> **GIVEN INSTRUCTION**
Leave out the pictures, then reproduce the rest of the material exactly.

--- START SUPPLIED MATERIAL ---

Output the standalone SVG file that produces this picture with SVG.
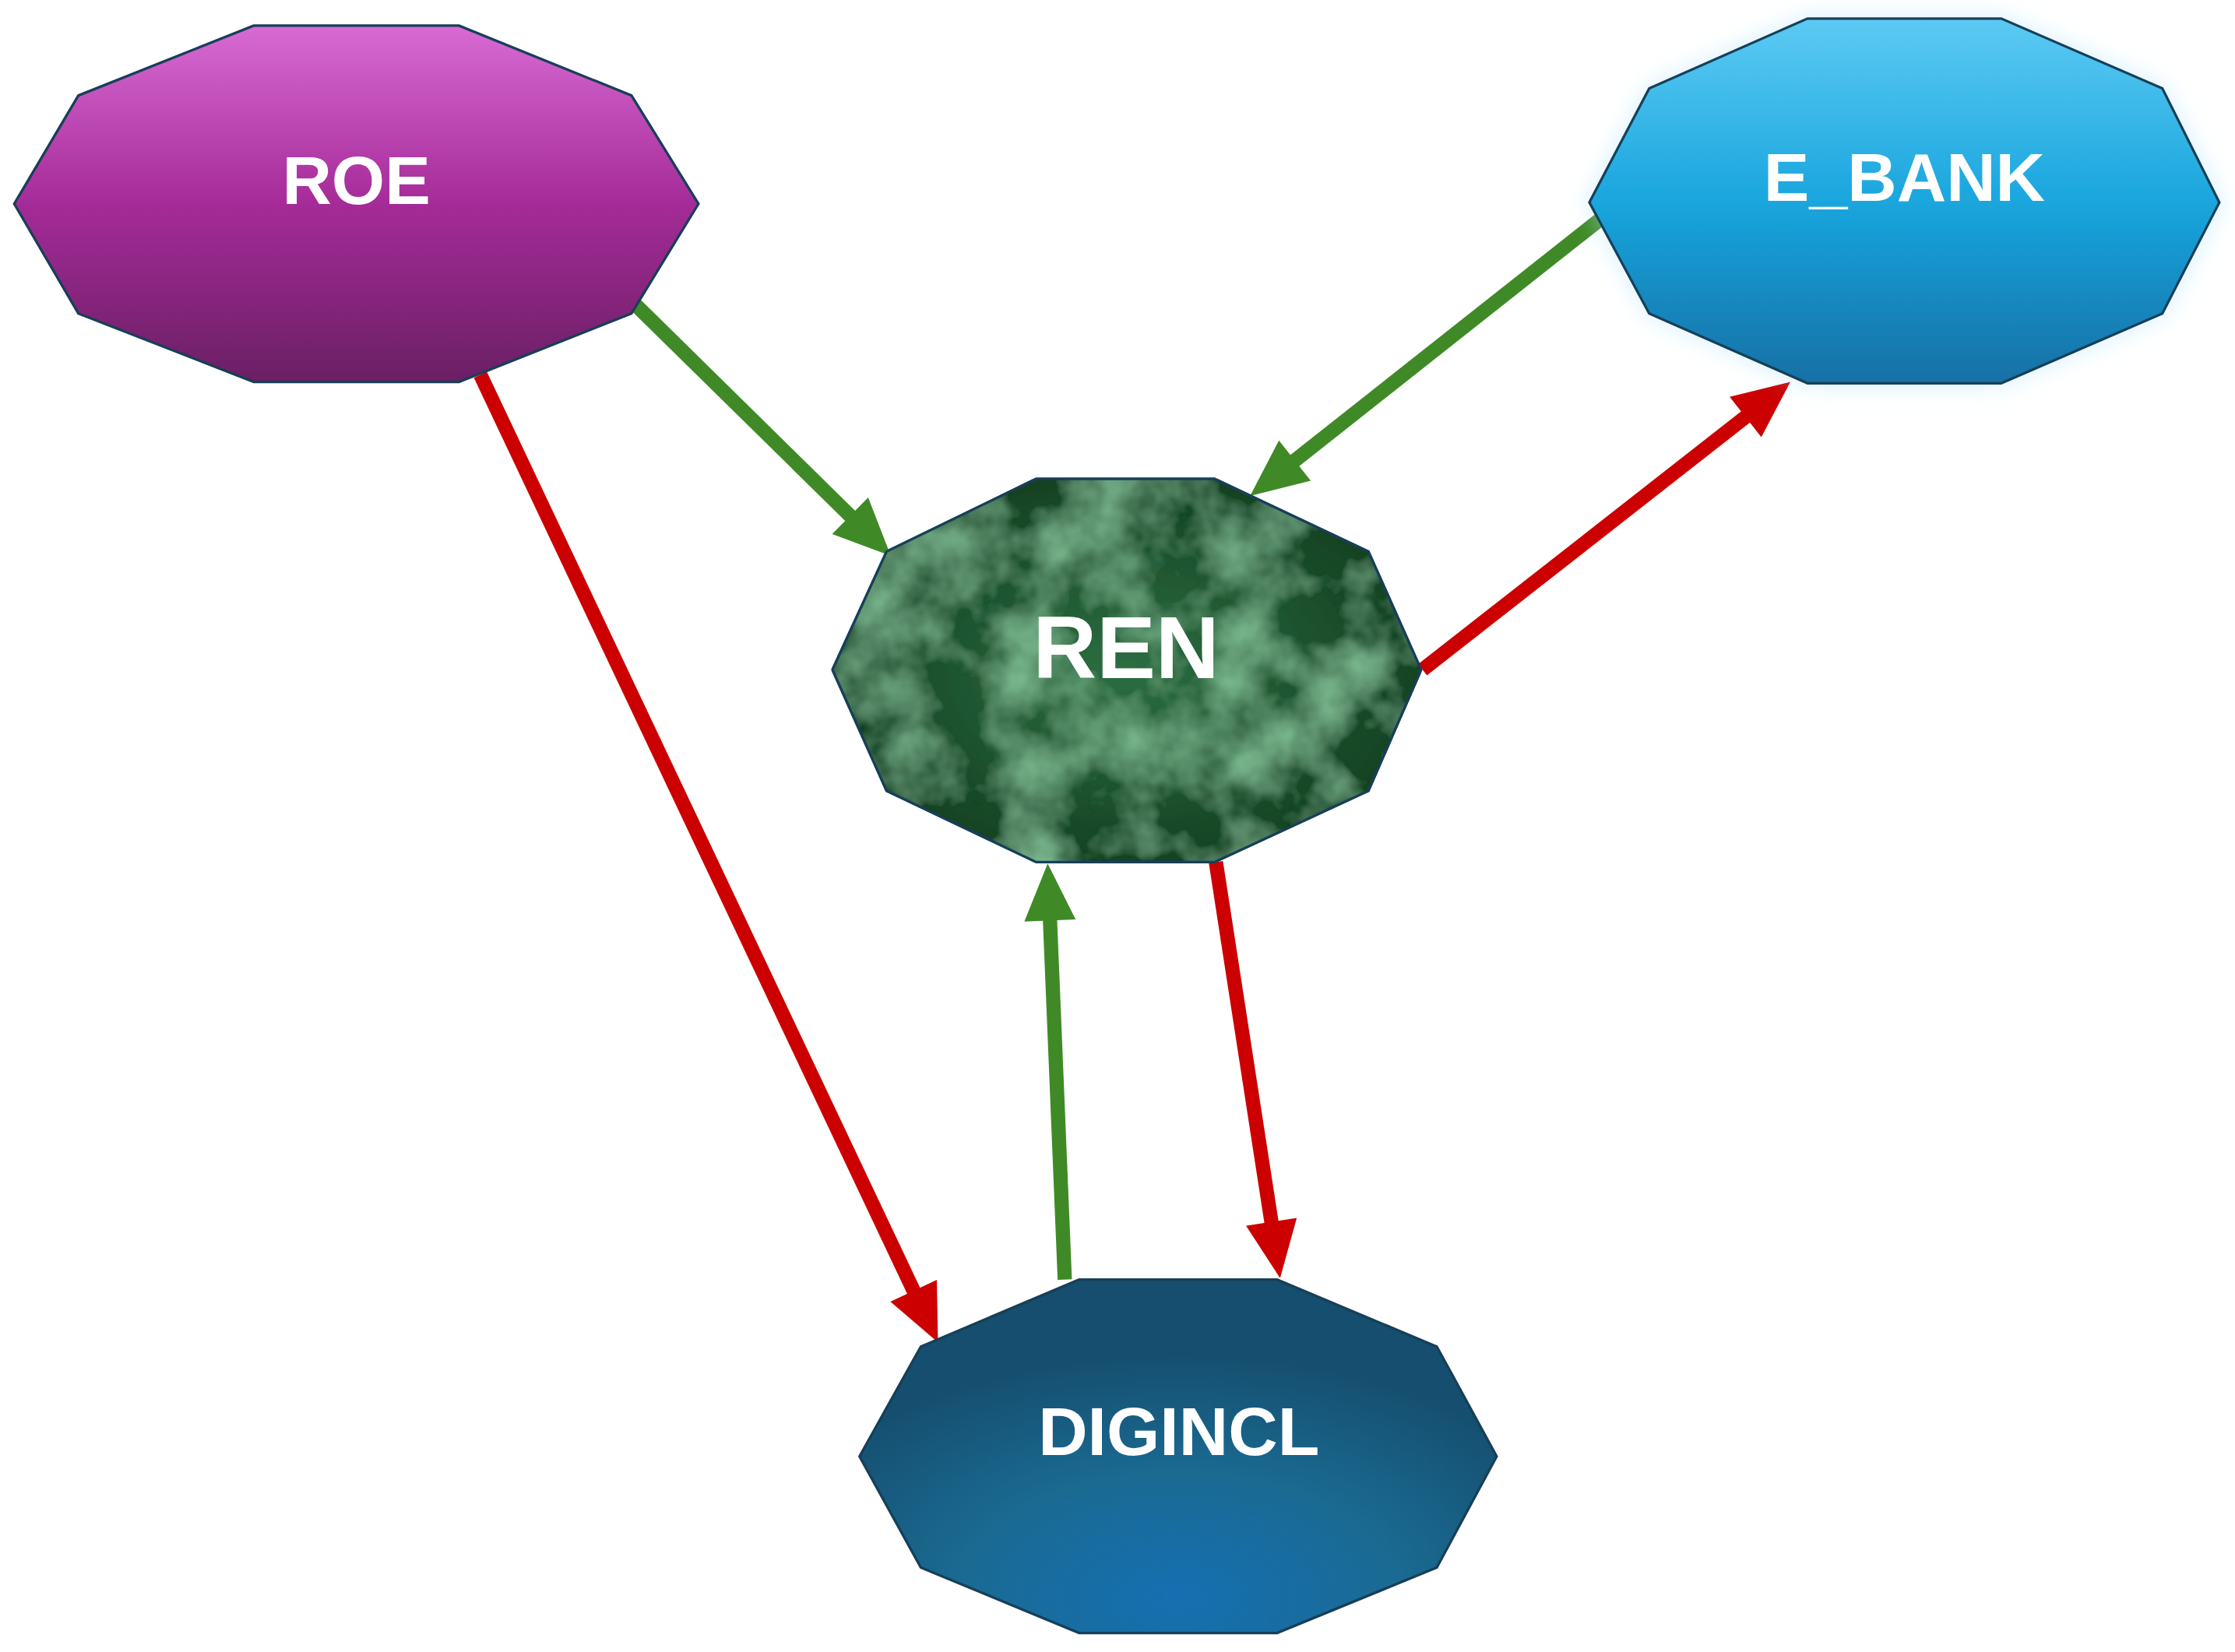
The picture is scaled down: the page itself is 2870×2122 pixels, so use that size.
<svg xmlns="http://www.w3.org/2000/svg" width="2870" height="2122" viewBox="0 0 2870 2122">
<defs>
<linearGradient id="gRoe" x1="0" y1="0" x2="0" y2="1"><stop offset="0" stop-color="#d86ad4"/><stop offset="0.5" stop-color="#a52b98"/><stop offset="1" stop-color="#6a1f64"/></linearGradient>
<linearGradient id="gBank" x1="0" y1="0" x2="0" y2="1"><stop offset="0" stop-color="#5ccaf3"/><stop offset="0.5" stop-color="#1aa6de"/><stop offset="1" stop-color="#1270a5"/></linearGradient>
<radialGradient id="gRen" cx="0.5" cy="0.5" r="0.6"><stop offset="0" stop-color="#2d6e42"/><stop offset="1" stop-color="#0f3a1d"/></radialGradient>
<radialGradient id="gDig" cx="0.5" cy="0.9" r="0.7"><stop offset="0" stop-color="#1570b2"/><stop offset="0.5" stop-color="#1a6a92"/><stop offset="1" stop-color="#154e6e"/></radialGradient>
<filter id="tex" x="0" y="0" width="1" height="1"><feTurbulence type="fractalNoise" baseFrequency="0.02" numOctaves="4" seed="3"/><feColorMatrix type="matrix" values="0 0 0 0 0.25  0 0 0 0 0.6  0 0 0 0 0.35  0 0 0 1.6 -0.6"/><feComposite in2="SourceGraphic" operator="in"/><feMerge><feMergeNode in="SourceGraphic"/><feMergeNode/></feMerge></filter>
<filter id="glow" x="-20%" y="-20%" width="140%" height="140%"><feGaussianBlur in="SourceAlpha" stdDeviation="8"/><feColorMatrix type="matrix" values="0 0 0 0 0.4 0 0 0 0 0.75 0 0 0 0 0.95 0 0 0 0.5 0"/><feMerge><feMergeNode/><feMergeNode in="SourceGraphic"/></feMerge></filter>
<marker id="aG" markerWidth="4" markerHeight="3.6" refX="2" refY="1.8" orient="auto" markerUnits="strokeWidth" overflow="visible"><path d="M0,0 L4,1.8 L0,3.6 Z" fill="#3f8a26"/></marker>
<marker id="aR" markerWidth="4" markerHeight="3.6" refX="2" refY="1.8" orient="auto" markerUnits="strokeWidth" overflow="visible"><path d="M0,0 L4,1.8 L0,3.6 Z" fill="#cc0000"/></marker>
<style>
.node{stroke:#173f58;stroke-width:1.8}
.lbl{font-family:"Liberation Sans",Arial,sans-serif;font-weight:bold;fill:#ffffff;text-anchor:middle}
.g{stroke:#3f8a26;stroke-width:10;fill:none;marker-end:url(#aG)}
.r{stroke:#cc0000;stroke-width:10;fill:none;marker-end:url(#aR)}
</style>
</defs>
<rect width="2870" height="2122" fill="#ffffff"/>
<g transform="scale(1.8304)">
<g id="connectors">
<path class="g" d="M445,213 L610.7,376"/>
<path class="g" d="M1125,152 L892.7,335.6"/>
<path class="r" d="M998,470 L1240.3,280.3"/>
<path class="r" d="M337,263 L649.5,923.9"/>
<path class="g" d="M747,898 L735.8,626"/>
<path class="r" d="M853,605 L895,877.2"/>
</g>
<g id="ROE"><polygon class="node" fill="url(#gRoe)" points="178,18 322,18 443,67 490,143 443,220 322,268 178,268 55,220 10,143 55,67"/><text class="lbl" x="250" y="143" font-size="48">ROE</text></g>
<g id="E_BANK" filter="url(#glow)"><polygon class="node" fill="url(#gBank)" points="1268,13 1404,13 1517,62 1557,142 1517,220 1404,269 1268,269 1157,220 1115,142 1157,62"/><text class="lbl" x="1336" y="141" font-size="48">E_BANK</text></g>
<g id="REN"><polygon class="node" fill="url(#gRen)" filter="url(#tex)" points="727,336 852,336 960,387 997,470 960,555 852,605 727,605 622,555 584,470 622,387"/><polygon class="node" fill="none" points="727,336 852,336 960,387 997,470 960,555 852,605 727,605 622,555 584,470 622,387"/><text class="lbl" x="790" y="476" font-size="62">REN</text></g>
<g id="DIGINCL"><polygon class="node" fill="url(#gDig)" points="757,898 896,898 1008,945 1050,1022 1008,1100 896,1146 757,1146 646,1100 603,1022 646,945"/><text class="lbl" x="827" y="1021" font-size="48">DIGINCL</text></g>
</g>
</svg>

--- END SUPPLIED MATERIAL ---

> **RESULT OF THE EXERCISE**
Output the standalone SVG file that produces this picture with SVG.
The picture is scaled down: the page itself is 2870×2122 pixels, so use that size.
<svg xmlns="http://www.w3.org/2000/svg" width="2870" height="2122" viewBox="0 0 2870 2122">
<defs>
<linearGradient id="gRoe" x1="0" y1="0" x2="0" y2="1"><stop offset="0" stop-color="#d86ad4"/><stop offset="0.5" stop-color="#a52b98"/><stop offset="1" stop-color="#6a1f64"/></linearGradient>
<linearGradient id="gBank" x1="0" y1="0" x2="0" y2="1"><stop offset="0" stop-color="#5ccaf3"/><stop offset="0.5" stop-color="#1aa6de"/><stop offset="1" stop-color="#1270a5"/></linearGradient>
<radialGradient id="gRen" cx="0.5" cy="0.5" r="0.6"><stop offset="0" stop-color="#2d6e42"/><stop offset="1" stop-color="#0f3a1d"/></radialGradient>
<radialGradient id="gDig" cx="0.5" cy="0.9" r="0.7"><stop offset="0" stop-color="#1570b2"/><stop offset="0.5" stop-color="#1a6a92"/><stop offset="1" stop-color="#154e6e"/></radialGradient>
<filter id="tex" x="0" y="0" width="1" height="1"><feTurbulence type="fractalNoise" baseFrequency="0.02" numOctaves="4" seed="3"/><feColorMatrix type="matrix" values="0 0 0 0 0.25  0 0 0 0 0.6  0 0 0 0 0.35  0 0 0 1.6 -0.6"/><feComposite in2="SourceGraphic" operator="in"/><feMerge><feMergeNode in="SourceGraphic"/><feMergeNode/></feMerge></filter>
<filter id="glow" x="-20%" y="-20%" width="140%" height="140%"><feGaussianBlur in="SourceAlpha" stdDeviation="8"/><feColorMatrix type="matrix" values="0 0 0 0 0.4 0 0 0 0 0.75 0 0 0 0 0.95 0 0 0 0.5 0"/><feMerge><feMergeNode/><feMergeNode in="SourceGraphic"/></feMerge></filter>
<marker id="aG" markerWidth="4" markerHeight="3.6" refX="2" refY="1.8" orient="auto" markerUnits="strokeWidth" overflow="visible"><path d="M0,0 L4,1.8 L0,3.6 Z" fill="#3f8a26"/></marker>
<marker id="aR" markerWidth="4" markerHeight="3.6" refX="2" refY="1.8" orient="auto" markerUnits="strokeWidth" overflow="visible"><path d="M0,0 L4,1.8 L0,3.6 Z" fill="#cc0000"/></marker>
<style>
.node{stroke:#173f58;stroke-width:1.8}
.lbl{font-family:"Liberation Sans",Arial,sans-serif;font-weight:bold;fill:#ffffff;text-anchor:middle}
.g{stroke:#3f8a26;stroke-width:10;fill:none;marker-end:url(#aG)}
.r{stroke:#cc0000;stroke-width:10;fill:none;marker-end:url(#aR)}
</style>
</defs>
<rect width="2870" height="2122" fill="#ffffff"/>
<g transform="scale(1.8304)">
<g id="connectors">
<path class="g" d="M445,213 L610.7,376"/>
<path class="g" d="M1125,152 L892.7,335.6"/>
<path class="r" d="M998,470 L1240.3,280.3"/>
<path class="r" d="M337,263 L649.5,923.9"/>
<path class="g" d="M747,898 L735.8,626"/>
<path class="r" d="M853,605 L895,877.2"/>
</g>
<g id="ROE"><polygon class="node" fill="url(#gRoe)" points="178,18 322,18 443,67 490,143 443,220 322,268 178,268 55,220 10,143 55,67"/><text class="lbl" x="250" y="143" font-size="48">ROE</text></g>
<g id="E_BANK" filter="url(#glow)"><polygon class="node" fill="url(#gBank)" points="1268,13 1404,13 1517,62 1557,142 1517,220 1404,269 1268,269 1157,220 1115,142 1157,62"/><text class="lbl" x="1336" y="141" font-size="48">E_BANK</text></g>
<g id="REN"><polygon class="node" fill="url(#gRen)" filter="url(#tex)" points="727,336 852,336 960,387 997,470 960,555 852,605 727,605 622,555 584,470 622,387"/><polygon class="node" fill="none" points="727,336 852,336 960,387 997,470 960,555 852,605 727,605 622,555 584,470 622,387"/><text class="lbl" x="790" y="476" font-size="62">REN</text></g>
<g id="DIGINCL"><polygon class="node" fill="url(#gDig)" points="757,898 896,898 1008,945 1050,1022 1008,1100 896,1146 757,1146 646,1100 603,1022 646,945"/><text class="lbl" x="827" y="1021" font-size="48">DIGINCL</text></g>
</g>
</svg>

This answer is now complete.